The perfect counterpoint to Marjorie Perloff’s Vienna Paradox has to be Rosmarie Waldrop’s Ceci n’est pas Rosmarie, half of a pair of delightful autobiographical memoirs by the famed poet, translator, editor & publisher and her equally renowned poet, teacher, editor & publisher spouse – Keith Waldrop’s memoir is called Ceci n’est pas Keith, brought out as a single volume under their own Burning Deck imprint in 2002. Rosmarie Waldrop’s memoir is the perfect counterpoint to Perloff’s because Rosmarie Sebald, four years Perloff’s junior, has had something akin to a parallel life, with some profound differences. Where Perloff’s family were affluent urban sophisticates in Austria, deeply involved in the arts & culture, & indeed in the uppermost reaches of the Austrian government until the anti-Semitism of the Nazis drove them into exile & caused young Gabriele Mintz to refashion herself as Marjorie Perloff, one of the first major American literary critics to focus on the avant-garde tradition, Rosmarie Sebald was the daughter of a German physical education teacher who escaped “being drafted” into Hitler Jugend only by the fall of Germany a few short months before her tenth birthday.
The four-year age gap between the two is as profound as the distinction between German & Jew in determining how they perceived the dislocations of the war years – the Mintz family settling in New York while Rosmarie was sent to live with rural relatives to avoid the aerial attacks on her city, which thereafter was occupied for many years by GIs who converted a nearby airbase to Allied use. One such GI was Keith Waldrop, who used his jazz records & interest in the global avant-garde to woo the local girl – and who later used the funds from winning the University of Michigan’s Hopwood Award to bring Rosmarie to America, where she emerged as Rosmarie Waldrop, one of the finer poets of our time & one of the great translators of all time.
If Perloff uses her memoir to investigate an entire range of issues, the Waldrops are more content to let memoir be memoir. And yet the differences between their own interwoven stories are equally fascinating. Keith’s is more easy going, even playful, than Rosmarie’s – tho her formal structure is
superficially the more disjunct, less conventional. One senses also – tho Keith may be the least academic “academic” of all time – just how important teaching & the context of different schools have been for him, really the only setting he has ever had for his work as such, a foundation that Rosmarie gets instead from her labor as a translator & publisher – her discussion of the impact typesetting has had in shaping her own priorities as a poet is one of her memoir’s high points.

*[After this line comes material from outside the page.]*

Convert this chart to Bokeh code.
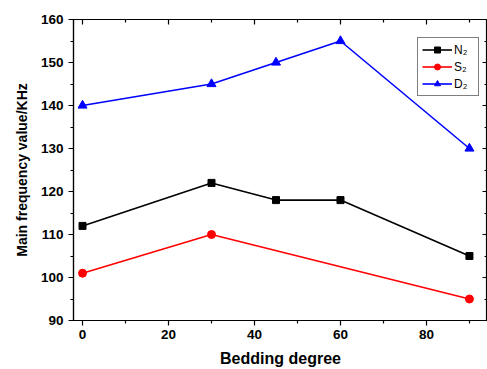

Tho it is visible really only indirectly in either book, it is fascinating to see how different the avant-garde appears in Rosmarie’s memoir from the one that shows up in Marorie’s. Perloff’s avant-garde is ultimately North American, tho it looks to Europe for a philosophical foundation, the intellectual questions that will haunt it – this is never more clear than in Perloff’s discussion of John Cage, which is really a discussion of Cage the student of Schoenberg, not, say, Cage the Buddhist. Rosmarie Waldrop’s avant-garde is only occasionally American, but is rather a more broadly defined international weaving of like-minded artists. Both Perloff & Waldrop discuss Wittgenstein at some length, but again it would seem to be very nearly a different person.
Individually & together, the Waldrop memoirs are nowhere near as ambitious as Perloff’s. Rosmarie’s Americanization is as much the process of becoming an artist as becoming an American – again that age difference between Perloff & Waldrop yields different results, tho here it is because Perloff was so much younger when she made the transition. Together & individually, all three memoirs give us important insights into the creation of our own post-WW2 literary scene & on the rubble of the old world on which some portion of this new one has been built.